2. Application Area:
   • FEM is preferred for structural and mechanical problems.
   • FVM is widely used in fluid flow and thermal analysis.
3. Conservation:
   • FEM does not guarantee local conservation of mass or energy.
   • FVM naturally ensures conservation at each control volume.
4. Flexibility:
   • FEM allows more flexibility in handling irregular geometries and boundary conditions.
   • FVM is better at handling large-scale flow simulations.
5. Computation and Complexity:
   • FEM involves more complex mathematical formulations.

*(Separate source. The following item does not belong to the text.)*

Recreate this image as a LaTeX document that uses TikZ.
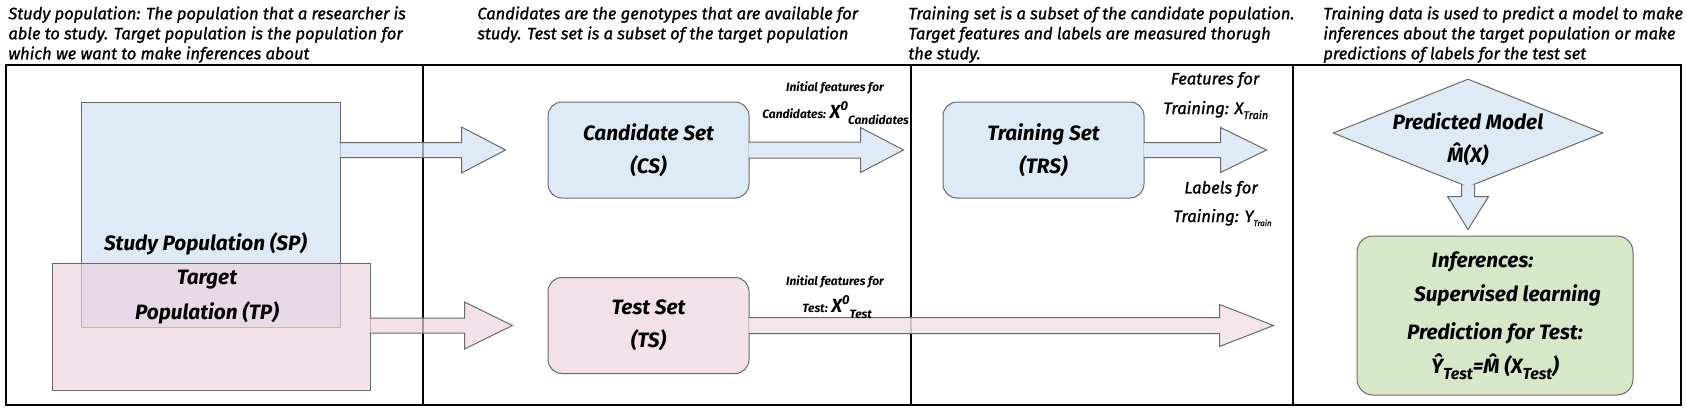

   • FVM is relatively simpler for fluid flow problems.

Conclusion:

The main difference between Finite Element Method and Finite Volume Method lies in their approach to solving problems. FEM uses element-based interpolation and is suited for structural problems, while FVM uses control volume integration and is ideal for fluid dynamics. In civil engineering, FEM is popular for structural analysis, and FVM is essential for CFD applications due to its conservation advantages.